The phenomenon of boom and bust in small prey species is most often as normal as the coming and going of draughts and flood years. The purging force in the ecological cycle is very much like the streetsweepers who follow a ticker-tape parade. Once the big crowd has slowly assembled and done as much to trash an area as possible, the last one through sweeps almost everything away and things start on their way back to normal. In the natural world, whether the streetsweeper is a huge boom in predators, or the devastation of one of the many maladies that run through the ground dwellers leaving only a few hearty individuals as "seed" for the next generation, the cause-and-effect mechanism goes into play.

The understanding of these cycles, though lacking the ability to accurately predict the when-and-where of it, is very easy. Let's look at one subjective acre of land on a very rapid time line. Let’s say this acre has the holding capacity to feed 5 rabbits indefinitely. On our acre the five rabbits can exist with only one eagle and one coyote roaming through their area and eating the unlucky one once in awhile. But the rabbits' breeding instinct is higher than their thought processes — they begin eating themselves out of house or home and push their numbers to 20-plus. Of course, the coyote and eagle see all these rabbits running around and they come to feed more often, as do fellow predators. All the while the rabbits' food source goes south, and they begin to scratch for anything they can fill up on, including substandard rations.
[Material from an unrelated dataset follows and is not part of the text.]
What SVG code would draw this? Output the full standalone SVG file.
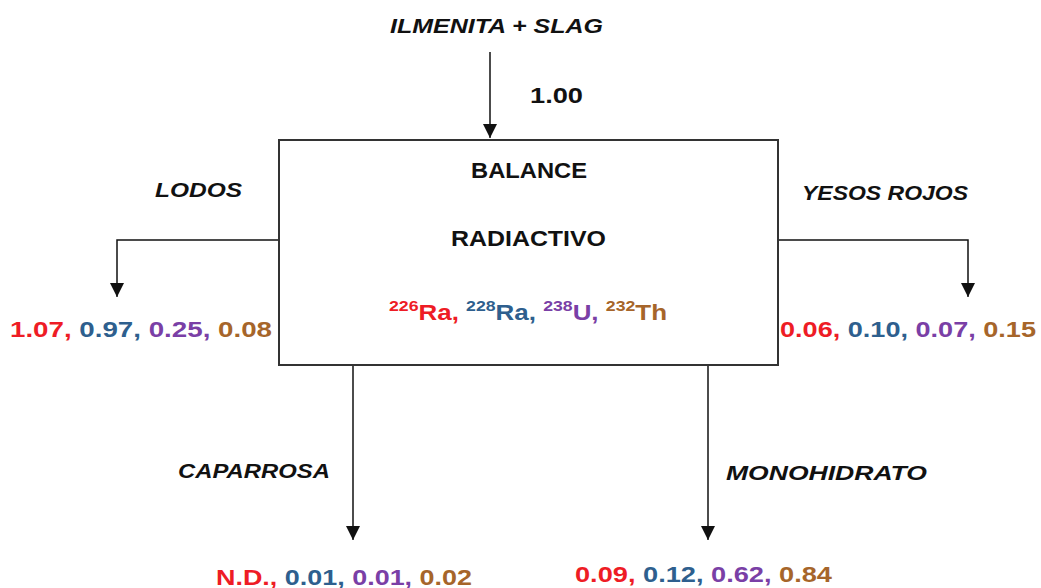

The predators keep picking away at the rabbits, but much faster than the food resource can rejuvenate to sustain the dropping rabbit population. The weakened rabbits start being infected with the assorted range of killing maladies and — BOOM — it's back to the lonely Adam and Eve of rabbits.

The expanding population of coyotes and other predators begin to feel the same effect due to the crashing rabbit population. There is not enough easy food, too much energy is spent filling stomachs thereby weakening their condition, and eventually their own particular biotic predators crash their numbers. Now only Wiley and his bride are left to eventually repopulate when mealtime eventually begins to improve.

The booming numbers of mice, voles and sage rats, which certainly had been second-plate for the predators who had been able to easily put a bigger chunk of meat on the table by killing rabbits, once again become the focus for dinnertime. And as the anchor in the food chain, they are used up, but sustain the predators to eventually re-breed. Once again the hoop of life gets back to the starting point for this system. The forage on the acre can reproduce without being chewed into the ground and… well, you get the picture.

This purging is nature’s way of genetic selection and improvement. This entire scene is highly dramatic and fairly gruesome, but it is Mother Nature’s way of spanking her children to make them better.

Hunting pressure at any point in this drama, for the most part, has little effect. Being highly mobile, as shootable numbers of game become harder to obtain, hunters move on to a greener pasture, effectively taking ourselves out of the picture.

This cycle can move over a relatively small region, or can noticeably affect a huge area. It has happened this way for thousands of years. No one can pull out a calendar and give a time line on each cycle. Yet, be assured, the second answer to the question is, "Yes, they will be back!"